Joanna Gifford: An artist in Jackson, Mississippi named David West came through U.T. Tyler the other day. He talked about how a lot of galleries in Jackson started leaving because there wasn’t a community to support them. So, if I was going to give people a directive, it would be: go to Gallery Main Street, go to shows at the Tyler Museum of Art, get a membership, and make it known that there are patrons of the arts here in our community. I want to find the Medicis of Tyler, Texas, who are going to help the artists survive so the artists can tell the tale of Tyler. That’s what artists do. We tell the visual story of the community and the culture that we’re in.

How are you thinking about diversity and outreach? Is that something you’ve been thinking about?

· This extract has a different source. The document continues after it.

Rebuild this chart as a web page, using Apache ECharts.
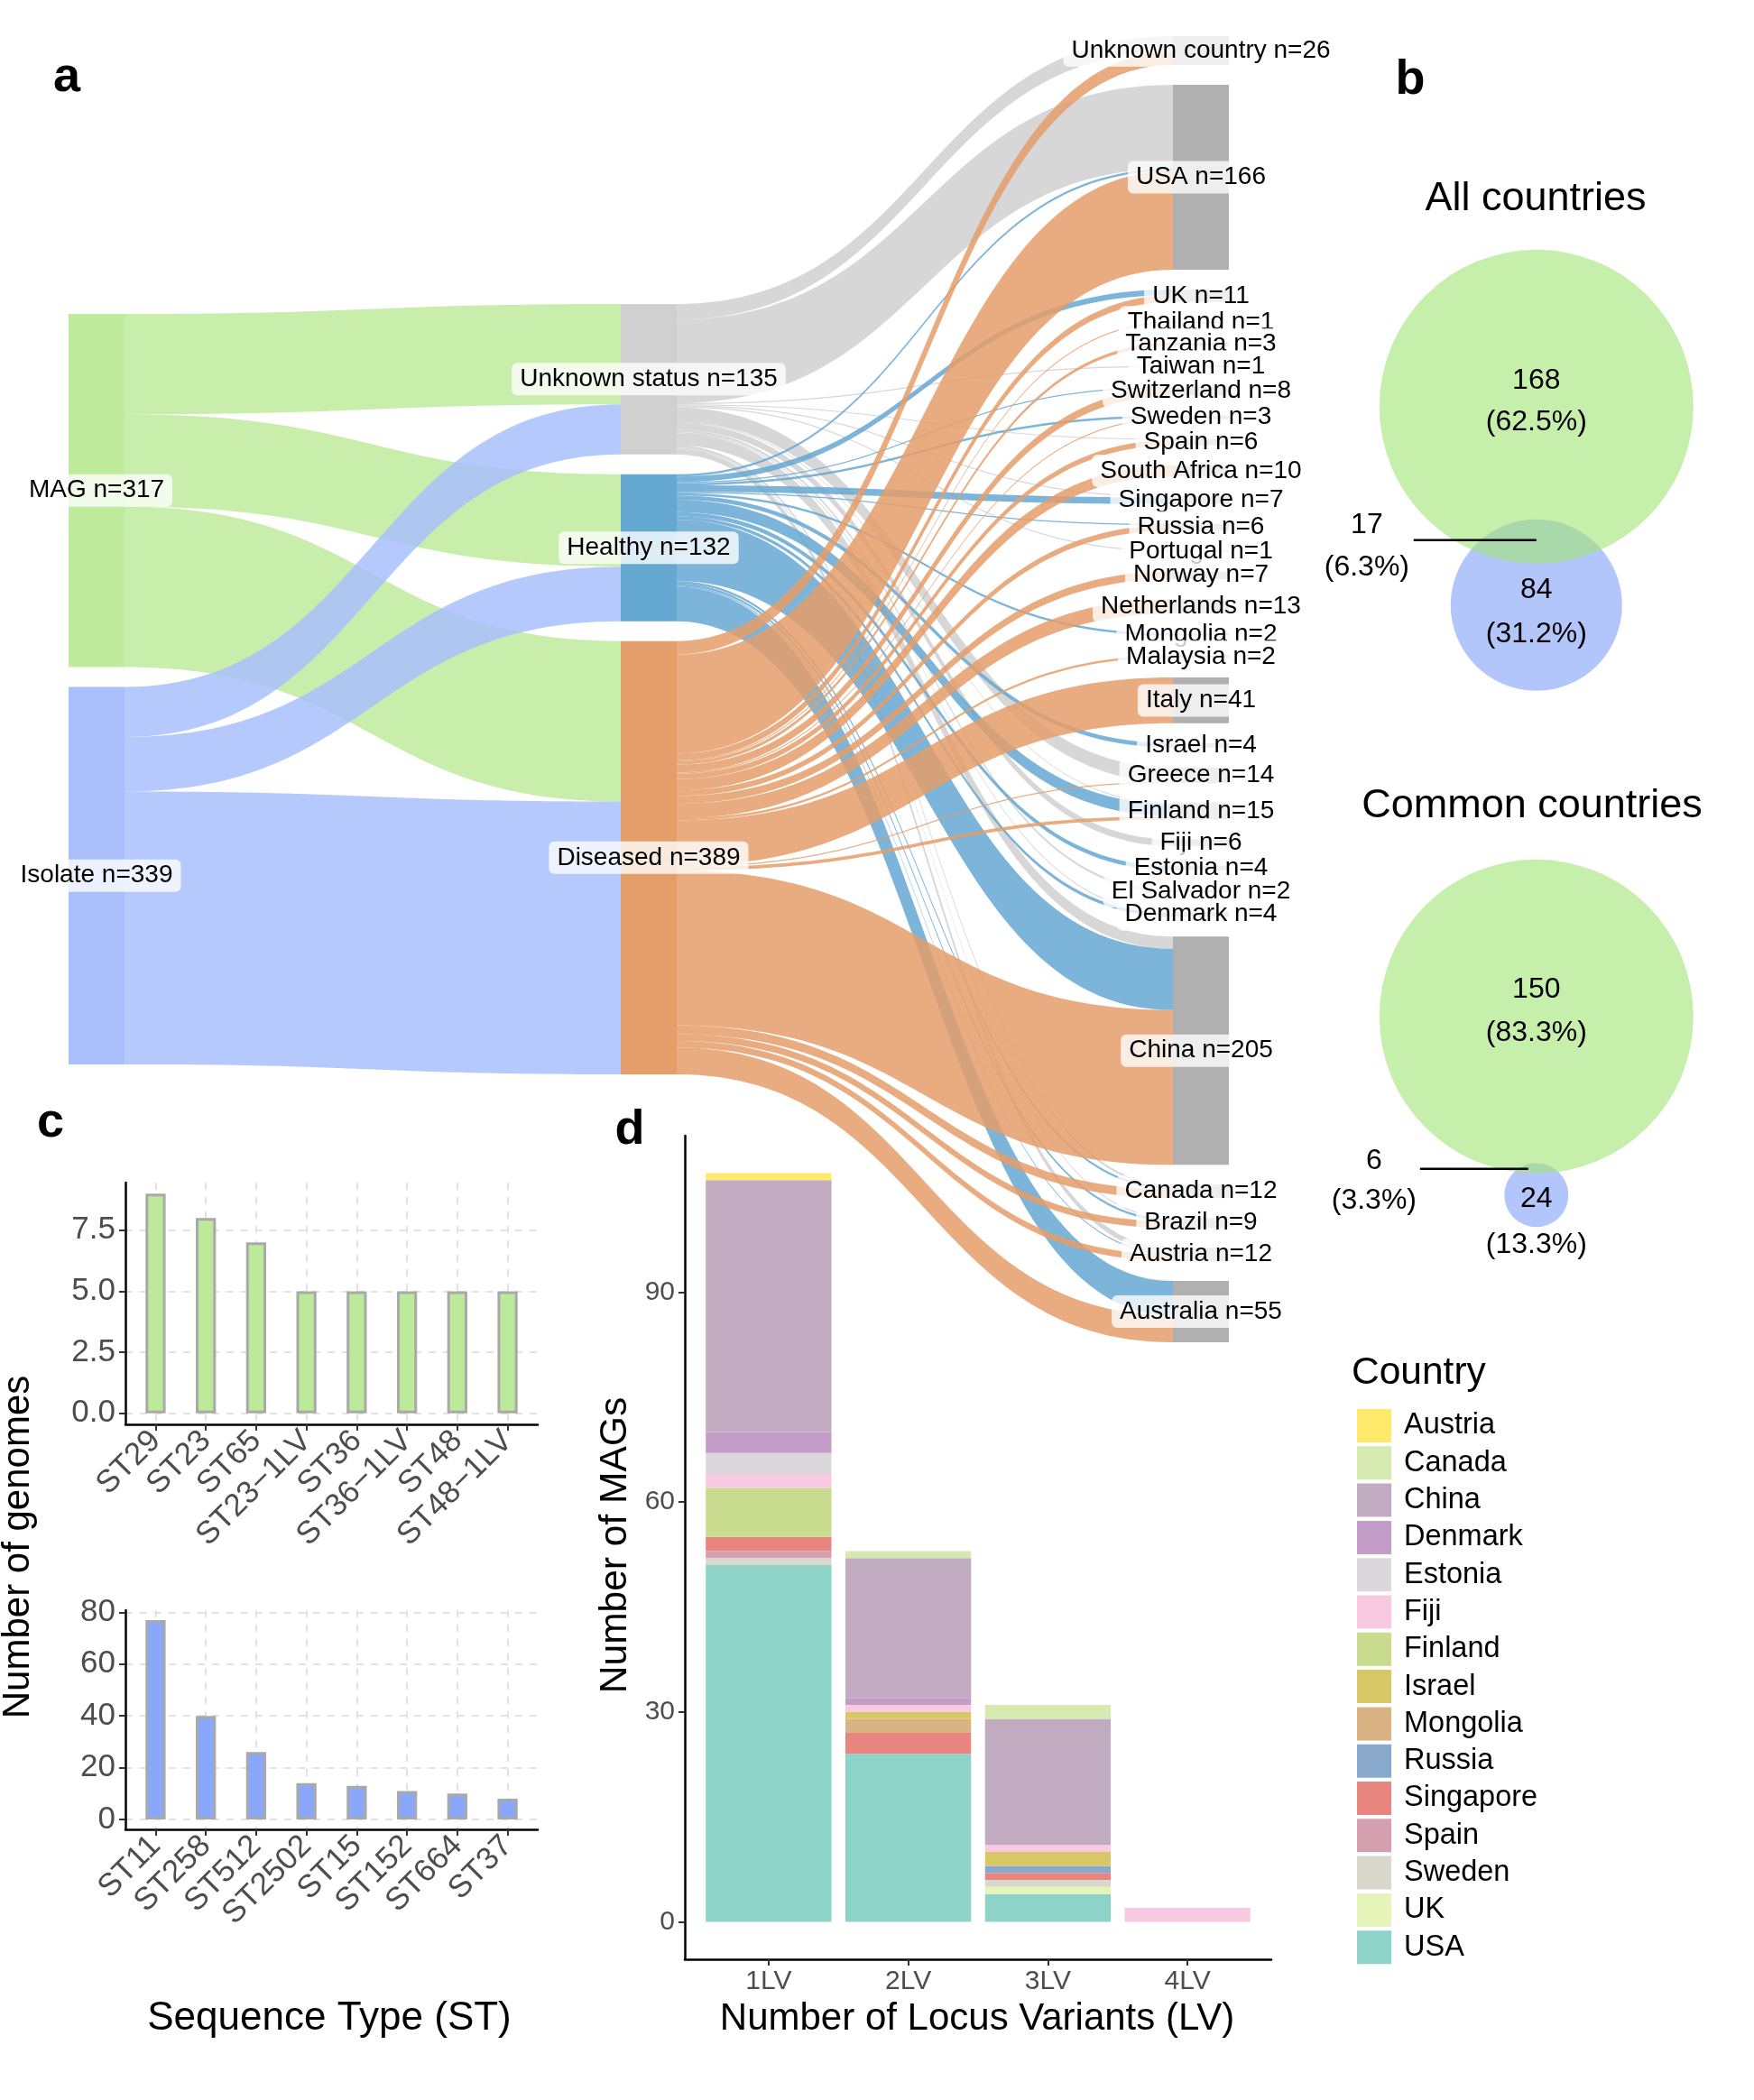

Addie Moore: It’s something I’ve thought about a lot over my lifetime. I’m from Tyler, a place with a lot of racial divisions and misunderstandings. I’m a product of this region—I don’t have immense diversity in my network. It’s something I’m working on. We’re reaching out to colleges in the area, trying to get people at all of the universities to apply. We would love to have a show with all-LGBTQ artists, or all female artists. We would love to expand in that direction. It’s something we want, and something we are striving for.

Joanna Gifford: You have to start with the realization that segregation exists, that our infant mortality rate [among black mothers and infants] is really high, that we’re divided into north and south. Our worlds are very location-based.  It’s something that the south Tyler community doesn’t necessarily acknowledge or even realize at times. Hopefully, having our shows at the old True Vine location makes them a little more accessible, and it shows that everything doesn’t have to be in south Tyler. If there are ambassadors out there, or people with good ideas, we have the desire to diversify and empower more artists in our community.

When you think about the health of the arts in East Texas, what would you really like to see happen over the next five years?

ext creatives co-founder Jessica Sanders is working on her M.F.A. at U.T. Tyler. She works in ceramics installation and recently had a solo show in Shreveport.

Jessica Sanders: There has to be the willingness to support art that we want to see in East Texas, which means being willing to pay for things, whether that’s a an entrance to an art show or a work of art. There’s a weird culture out here that expects art to be free or cheap. It’s frustrating when you spend so much time creating something, and then someone asks you to bring the price down.

Addie Moore: I think in part that comes from the fact that a lot of people have seen art mostly in places like crafts fairs or art booths. I also think the idea that art is free comes from the willingness of artists to work for free. We have so many artists just starting out here who think they have to do murals for free, or donate artwork to people’s houses or coffeeshops. Our willingness to underrate ourselves hurts the whole community. We’re trying to fight that culture. Artists are worthy of equitable workspace.

Joanna Gifford: When I go to the movies, I pay for my ticket to go in there, then I pay a million dollars for snacks, and when I’m finished with my movie and my snacks, I don’t get to take them home with me, and I might not have gotten to talk to a single person during my experience. And that’s fine, there’s always going to be a place for that. But at our shows, you get this totally different experience where you get to be around experimental music and poetry and a unique grouping of people who are there to talk about art. We have shown that there are in fact people in our community who are willing to pay for that experience, and we want that community to grow.